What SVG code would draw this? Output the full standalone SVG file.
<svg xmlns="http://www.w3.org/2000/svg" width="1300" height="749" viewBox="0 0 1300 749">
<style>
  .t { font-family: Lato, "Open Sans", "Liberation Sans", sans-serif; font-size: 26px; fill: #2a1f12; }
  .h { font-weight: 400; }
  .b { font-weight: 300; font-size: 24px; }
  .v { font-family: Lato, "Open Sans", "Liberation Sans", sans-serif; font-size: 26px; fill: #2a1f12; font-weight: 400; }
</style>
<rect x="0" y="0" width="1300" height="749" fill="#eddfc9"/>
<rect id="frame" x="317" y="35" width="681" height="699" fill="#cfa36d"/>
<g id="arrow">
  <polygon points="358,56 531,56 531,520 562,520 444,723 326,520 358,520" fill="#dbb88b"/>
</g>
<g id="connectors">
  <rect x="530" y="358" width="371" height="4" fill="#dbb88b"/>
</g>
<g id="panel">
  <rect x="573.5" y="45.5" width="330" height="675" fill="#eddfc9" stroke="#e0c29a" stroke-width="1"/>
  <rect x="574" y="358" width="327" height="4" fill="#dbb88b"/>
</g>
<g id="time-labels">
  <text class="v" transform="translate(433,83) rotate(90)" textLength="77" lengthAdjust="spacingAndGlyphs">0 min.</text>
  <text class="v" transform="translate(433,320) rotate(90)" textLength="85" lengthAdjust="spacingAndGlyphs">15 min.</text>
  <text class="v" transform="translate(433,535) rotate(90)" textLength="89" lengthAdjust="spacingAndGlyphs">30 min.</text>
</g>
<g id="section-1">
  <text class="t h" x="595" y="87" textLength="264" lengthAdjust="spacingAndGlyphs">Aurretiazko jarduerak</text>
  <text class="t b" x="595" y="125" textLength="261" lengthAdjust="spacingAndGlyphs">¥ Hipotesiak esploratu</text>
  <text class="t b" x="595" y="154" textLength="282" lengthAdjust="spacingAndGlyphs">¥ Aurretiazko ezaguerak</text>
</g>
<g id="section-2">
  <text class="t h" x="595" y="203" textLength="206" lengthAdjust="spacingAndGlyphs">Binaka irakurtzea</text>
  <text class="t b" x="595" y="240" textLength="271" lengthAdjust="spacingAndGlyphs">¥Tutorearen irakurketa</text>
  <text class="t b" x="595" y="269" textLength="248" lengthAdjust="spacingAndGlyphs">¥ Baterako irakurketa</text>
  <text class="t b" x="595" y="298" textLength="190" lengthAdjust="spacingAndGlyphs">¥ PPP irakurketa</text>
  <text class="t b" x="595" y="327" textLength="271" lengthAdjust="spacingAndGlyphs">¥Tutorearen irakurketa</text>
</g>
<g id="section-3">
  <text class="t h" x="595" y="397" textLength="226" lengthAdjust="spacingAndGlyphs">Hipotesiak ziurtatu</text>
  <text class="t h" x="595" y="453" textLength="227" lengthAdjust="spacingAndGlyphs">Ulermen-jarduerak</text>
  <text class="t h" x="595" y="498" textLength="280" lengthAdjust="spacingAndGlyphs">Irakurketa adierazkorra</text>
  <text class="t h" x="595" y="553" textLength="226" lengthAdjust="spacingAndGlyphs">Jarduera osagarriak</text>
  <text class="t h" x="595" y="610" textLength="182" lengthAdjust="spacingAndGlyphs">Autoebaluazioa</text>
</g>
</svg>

============================================================

▸ EXERCISE INSTRUCTIONS
Would you copy out each line exactly as written?

▸ PROBLEM SOLUTION
What SVG code would draw this? Output the full standalone SVG file.
<svg xmlns="http://www.w3.org/2000/svg" width="1300" height="749" viewBox="0 0 1300 749">
<style>
  .t { font-family: Lato, "Open Sans", "Liberation Sans", sans-serif; font-size: 26px; fill: #2a1f12; }
  .h { font-weight: 400; }
  .b { font-weight: 300; font-size: 24px; }
  .v { font-family: Lato, "Open Sans", "Liberation Sans", sans-serif; font-size: 26px; fill: #2a1f12; font-weight: 400; }
</style>
<rect x="0" y="0" width="1300" height="749" fill="#eddfc9"/>
<rect id="frame" x="317" y="35" width="681" height="699" fill="#cfa36d"/>
<g id="arrow">
  <polygon points="358,56 531,56 531,520 562,520 444,723 326,520 358,520" fill="#dbb88b"/>
</g>
<g id="connectors">
  <rect x="530" y="358" width="371" height="4" fill="#dbb88b"/>
</g>
<g id="panel">
  <rect x="573.5" y="45.5" width="330" height="675" fill="#eddfc9" stroke="#e0c29a" stroke-width="1"/>
  <rect x="574" y="358" width="327" height="4" fill="#dbb88b"/>
</g>
<g id="time-labels">
  <text class="v" transform="translate(433,83) rotate(90)" textLength="77" lengthAdjust="spacingAndGlyphs">0 min.</text>
  <text class="v" transform="translate(433,320) rotate(90)" textLength="85" lengthAdjust="spacingAndGlyphs">15 min.</text>
  <text class="v" transform="translate(433,535) rotate(90)" textLength="89" lengthAdjust="spacingAndGlyphs">30 min.</text>
</g>
<g id="section-1">
  <text class="t h" x="595" y="87" textLength="264" lengthAdjust="spacingAndGlyphs">Aurretiazko jarduerak</text>
  <text class="t b" x="595" y="125" textLength="261" lengthAdjust="spacingAndGlyphs">¥ Hipotesiak esploratu</text>
  <text class="t b" x="595" y="154" textLength="282" lengthAdjust="spacingAndGlyphs">¥ Aurretiazko ezaguerak</text>
</g>
<g id="section-2">
  <text class="t h" x="595" y="203" textLength="206" lengthAdjust="spacingAndGlyphs">Binaka irakurtzea</text>
  <text class="t b" x="595" y="240" textLength="271" lengthAdjust="spacingAndGlyphs">¥Tutorearen irakurketa</text>
  <text class="t b" x="595" y="269" textLength="248" lengthAdjust="spacingAndGlyphs">¥ Baterako irakurketa</text>
  <text class="t b" x="595" y="298" textLength="190" lengthAdjust="spacingAndGlyphs">¥ PPP irakurketa</text>
  <text class="t b" x="595" y="327" textLength="271" lengthAdjust="spacingAndGlyphs">¥Tutorearen irakurketa</text>
</g>
<g id="section-3">
  <text class="t h" x="595" y="397" textLength="226" lengthAdjust="spacingAndGlyphs">Hipotesiak ziurtatu</text>
  <text class="t h" x="595" y="453" textLength="227" lengthAdjust="spacingAndGlyphs">Ulermen-jarduerak</text>
  <text class="t h" x="595" y="498" textLength="280" lengthAdjust="spacingAndGlyphs">Irakurketa adierazkorra</text>
  <text class="t h" x="595" y="553" textLength="226" lengthAdjust="spacingAndGlyphs">Jarduera osagarriak</text>
  <text class="t h" x="595" y="610" textLength="182" lengthAdjust="spacingAndGlyphs">Autoebaluazioa</text>
</g>
</svg>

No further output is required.